--- Start of Information provided ---

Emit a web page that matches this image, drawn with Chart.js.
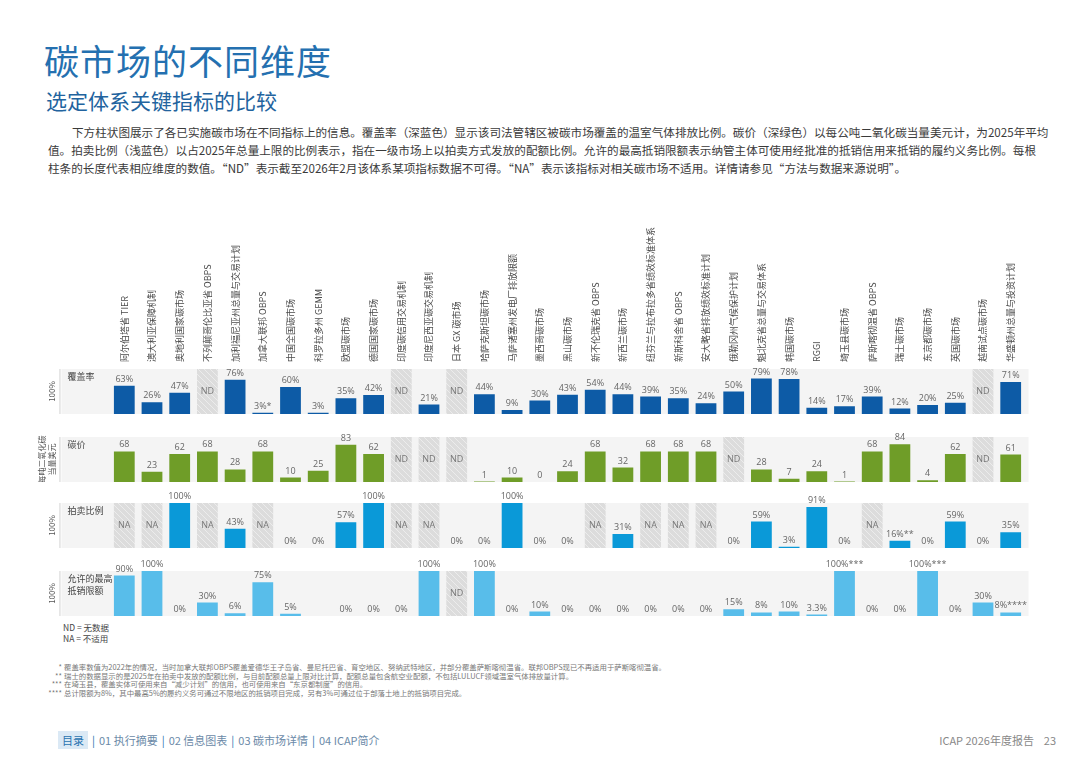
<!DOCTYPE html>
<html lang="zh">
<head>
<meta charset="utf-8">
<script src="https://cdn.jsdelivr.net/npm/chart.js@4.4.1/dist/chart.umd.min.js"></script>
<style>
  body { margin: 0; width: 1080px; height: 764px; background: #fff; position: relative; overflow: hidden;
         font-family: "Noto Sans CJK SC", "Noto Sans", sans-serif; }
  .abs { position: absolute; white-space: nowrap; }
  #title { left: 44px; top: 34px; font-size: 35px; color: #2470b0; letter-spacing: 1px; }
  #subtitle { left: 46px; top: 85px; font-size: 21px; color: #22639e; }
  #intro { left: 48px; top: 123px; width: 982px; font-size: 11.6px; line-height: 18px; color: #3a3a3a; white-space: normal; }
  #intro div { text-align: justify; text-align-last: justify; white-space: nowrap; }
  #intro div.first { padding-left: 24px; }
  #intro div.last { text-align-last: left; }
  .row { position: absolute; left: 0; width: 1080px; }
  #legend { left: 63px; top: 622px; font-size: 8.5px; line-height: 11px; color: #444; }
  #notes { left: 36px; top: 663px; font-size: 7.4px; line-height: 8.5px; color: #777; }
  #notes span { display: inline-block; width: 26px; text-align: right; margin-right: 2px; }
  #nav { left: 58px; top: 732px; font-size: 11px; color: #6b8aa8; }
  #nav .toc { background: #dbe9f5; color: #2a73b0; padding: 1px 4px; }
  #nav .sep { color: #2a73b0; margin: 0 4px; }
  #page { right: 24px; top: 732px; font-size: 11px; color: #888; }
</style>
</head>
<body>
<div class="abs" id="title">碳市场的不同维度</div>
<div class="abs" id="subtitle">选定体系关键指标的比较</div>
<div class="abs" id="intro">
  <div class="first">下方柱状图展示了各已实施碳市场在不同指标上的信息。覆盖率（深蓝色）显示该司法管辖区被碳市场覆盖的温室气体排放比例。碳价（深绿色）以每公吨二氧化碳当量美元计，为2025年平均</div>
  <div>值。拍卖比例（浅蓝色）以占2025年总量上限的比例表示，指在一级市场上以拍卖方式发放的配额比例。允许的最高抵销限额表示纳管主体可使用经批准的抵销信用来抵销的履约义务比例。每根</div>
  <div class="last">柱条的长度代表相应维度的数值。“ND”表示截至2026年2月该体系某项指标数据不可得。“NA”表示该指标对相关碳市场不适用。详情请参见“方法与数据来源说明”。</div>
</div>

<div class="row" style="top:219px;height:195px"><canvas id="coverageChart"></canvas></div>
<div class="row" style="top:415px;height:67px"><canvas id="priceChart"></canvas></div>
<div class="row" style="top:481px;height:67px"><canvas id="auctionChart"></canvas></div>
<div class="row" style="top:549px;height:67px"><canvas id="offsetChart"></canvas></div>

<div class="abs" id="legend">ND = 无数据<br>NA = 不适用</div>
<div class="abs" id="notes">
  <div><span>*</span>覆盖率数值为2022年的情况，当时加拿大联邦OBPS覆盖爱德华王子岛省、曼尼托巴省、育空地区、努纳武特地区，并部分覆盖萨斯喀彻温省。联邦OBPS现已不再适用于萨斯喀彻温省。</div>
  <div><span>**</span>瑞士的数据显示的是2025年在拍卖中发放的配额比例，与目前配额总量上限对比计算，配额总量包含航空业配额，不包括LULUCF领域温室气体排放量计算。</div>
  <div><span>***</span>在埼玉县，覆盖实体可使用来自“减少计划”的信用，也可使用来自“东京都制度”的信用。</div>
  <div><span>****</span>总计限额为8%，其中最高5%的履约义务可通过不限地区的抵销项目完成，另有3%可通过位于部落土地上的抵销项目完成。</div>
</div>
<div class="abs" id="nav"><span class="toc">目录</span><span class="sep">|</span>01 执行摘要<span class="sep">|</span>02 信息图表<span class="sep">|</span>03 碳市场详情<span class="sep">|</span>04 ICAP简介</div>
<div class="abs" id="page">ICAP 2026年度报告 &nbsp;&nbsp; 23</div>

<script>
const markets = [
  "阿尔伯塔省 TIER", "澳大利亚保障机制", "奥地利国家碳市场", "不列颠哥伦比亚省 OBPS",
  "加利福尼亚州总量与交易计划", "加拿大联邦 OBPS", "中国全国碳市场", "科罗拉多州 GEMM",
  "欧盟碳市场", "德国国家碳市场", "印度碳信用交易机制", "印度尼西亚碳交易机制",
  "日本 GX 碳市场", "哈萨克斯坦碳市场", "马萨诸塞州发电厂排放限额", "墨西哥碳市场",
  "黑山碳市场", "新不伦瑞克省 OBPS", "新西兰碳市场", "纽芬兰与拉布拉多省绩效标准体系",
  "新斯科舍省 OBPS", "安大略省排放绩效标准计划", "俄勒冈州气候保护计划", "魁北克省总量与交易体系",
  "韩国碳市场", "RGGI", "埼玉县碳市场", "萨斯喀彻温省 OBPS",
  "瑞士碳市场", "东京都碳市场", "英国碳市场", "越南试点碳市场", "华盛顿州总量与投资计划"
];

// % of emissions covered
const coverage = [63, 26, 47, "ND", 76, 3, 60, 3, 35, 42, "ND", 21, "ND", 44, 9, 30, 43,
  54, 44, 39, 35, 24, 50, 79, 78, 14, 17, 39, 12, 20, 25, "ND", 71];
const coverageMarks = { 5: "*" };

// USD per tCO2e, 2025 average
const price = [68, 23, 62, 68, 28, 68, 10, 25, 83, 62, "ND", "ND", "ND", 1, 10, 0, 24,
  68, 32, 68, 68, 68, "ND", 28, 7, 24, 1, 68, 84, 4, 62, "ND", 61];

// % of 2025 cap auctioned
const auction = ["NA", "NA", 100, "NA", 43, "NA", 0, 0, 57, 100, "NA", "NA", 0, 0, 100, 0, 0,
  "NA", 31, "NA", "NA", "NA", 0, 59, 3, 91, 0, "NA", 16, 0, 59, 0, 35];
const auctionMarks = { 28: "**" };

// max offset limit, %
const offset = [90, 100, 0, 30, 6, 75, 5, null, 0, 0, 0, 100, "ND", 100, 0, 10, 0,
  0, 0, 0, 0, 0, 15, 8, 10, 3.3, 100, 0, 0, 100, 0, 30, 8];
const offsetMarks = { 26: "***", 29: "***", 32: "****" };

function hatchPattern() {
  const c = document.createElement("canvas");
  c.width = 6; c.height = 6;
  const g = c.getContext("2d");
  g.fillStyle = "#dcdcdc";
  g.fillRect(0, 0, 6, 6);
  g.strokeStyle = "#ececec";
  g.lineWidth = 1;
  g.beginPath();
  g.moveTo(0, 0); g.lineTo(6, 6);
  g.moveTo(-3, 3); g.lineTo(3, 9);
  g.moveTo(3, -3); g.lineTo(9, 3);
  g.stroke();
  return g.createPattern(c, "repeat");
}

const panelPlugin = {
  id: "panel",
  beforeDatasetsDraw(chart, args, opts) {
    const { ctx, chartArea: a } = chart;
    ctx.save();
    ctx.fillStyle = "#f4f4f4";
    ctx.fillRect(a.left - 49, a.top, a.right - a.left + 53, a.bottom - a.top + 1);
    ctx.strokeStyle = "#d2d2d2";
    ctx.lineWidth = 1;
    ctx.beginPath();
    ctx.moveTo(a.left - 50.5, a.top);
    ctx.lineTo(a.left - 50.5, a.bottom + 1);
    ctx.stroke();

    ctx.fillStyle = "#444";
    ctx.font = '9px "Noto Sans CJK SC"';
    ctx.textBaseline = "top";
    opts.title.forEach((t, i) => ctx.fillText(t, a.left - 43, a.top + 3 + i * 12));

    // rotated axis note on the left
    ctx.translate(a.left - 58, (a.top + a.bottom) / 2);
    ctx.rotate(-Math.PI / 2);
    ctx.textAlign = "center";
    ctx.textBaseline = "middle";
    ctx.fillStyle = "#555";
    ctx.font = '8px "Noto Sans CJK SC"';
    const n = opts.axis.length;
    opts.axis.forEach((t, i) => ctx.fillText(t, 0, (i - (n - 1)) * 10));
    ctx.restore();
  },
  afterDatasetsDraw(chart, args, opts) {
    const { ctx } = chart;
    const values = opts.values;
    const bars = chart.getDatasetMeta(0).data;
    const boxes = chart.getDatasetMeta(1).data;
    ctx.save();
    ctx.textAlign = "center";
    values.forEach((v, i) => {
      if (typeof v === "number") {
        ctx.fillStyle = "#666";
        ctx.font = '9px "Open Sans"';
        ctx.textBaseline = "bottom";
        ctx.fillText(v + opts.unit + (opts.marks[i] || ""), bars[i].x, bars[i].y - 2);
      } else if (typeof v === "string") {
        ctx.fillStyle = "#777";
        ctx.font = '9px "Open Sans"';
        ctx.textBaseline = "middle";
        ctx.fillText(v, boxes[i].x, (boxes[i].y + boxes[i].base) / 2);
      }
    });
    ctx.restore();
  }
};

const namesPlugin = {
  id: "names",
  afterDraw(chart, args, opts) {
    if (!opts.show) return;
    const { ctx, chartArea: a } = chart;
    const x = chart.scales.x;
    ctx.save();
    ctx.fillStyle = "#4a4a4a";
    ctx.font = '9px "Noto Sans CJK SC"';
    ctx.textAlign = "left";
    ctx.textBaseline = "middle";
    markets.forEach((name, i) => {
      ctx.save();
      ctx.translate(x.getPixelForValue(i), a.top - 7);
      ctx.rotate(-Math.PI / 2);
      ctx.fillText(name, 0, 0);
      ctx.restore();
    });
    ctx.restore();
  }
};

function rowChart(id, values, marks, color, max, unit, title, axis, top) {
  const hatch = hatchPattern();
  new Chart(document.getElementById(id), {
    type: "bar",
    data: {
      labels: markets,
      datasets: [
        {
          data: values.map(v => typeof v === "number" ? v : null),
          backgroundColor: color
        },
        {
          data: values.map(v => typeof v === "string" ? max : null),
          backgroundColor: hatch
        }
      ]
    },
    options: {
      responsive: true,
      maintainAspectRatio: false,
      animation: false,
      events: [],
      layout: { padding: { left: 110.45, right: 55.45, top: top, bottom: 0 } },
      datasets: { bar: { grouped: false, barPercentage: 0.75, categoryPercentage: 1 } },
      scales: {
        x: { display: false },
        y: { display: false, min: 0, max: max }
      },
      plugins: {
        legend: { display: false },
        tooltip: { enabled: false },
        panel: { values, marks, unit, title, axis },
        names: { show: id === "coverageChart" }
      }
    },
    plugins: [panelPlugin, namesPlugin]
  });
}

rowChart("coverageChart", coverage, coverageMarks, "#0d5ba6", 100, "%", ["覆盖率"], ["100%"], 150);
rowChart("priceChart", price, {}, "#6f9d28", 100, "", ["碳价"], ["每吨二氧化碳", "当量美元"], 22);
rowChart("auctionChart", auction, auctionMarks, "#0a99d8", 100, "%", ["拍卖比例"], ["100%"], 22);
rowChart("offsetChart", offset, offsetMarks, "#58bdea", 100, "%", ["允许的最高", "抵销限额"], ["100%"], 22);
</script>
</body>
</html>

--- End of Information provided ---

## Goal
Determine how many lines of the listing hold the word "page" and reply with that figure alone.

## Reply to the exercise
3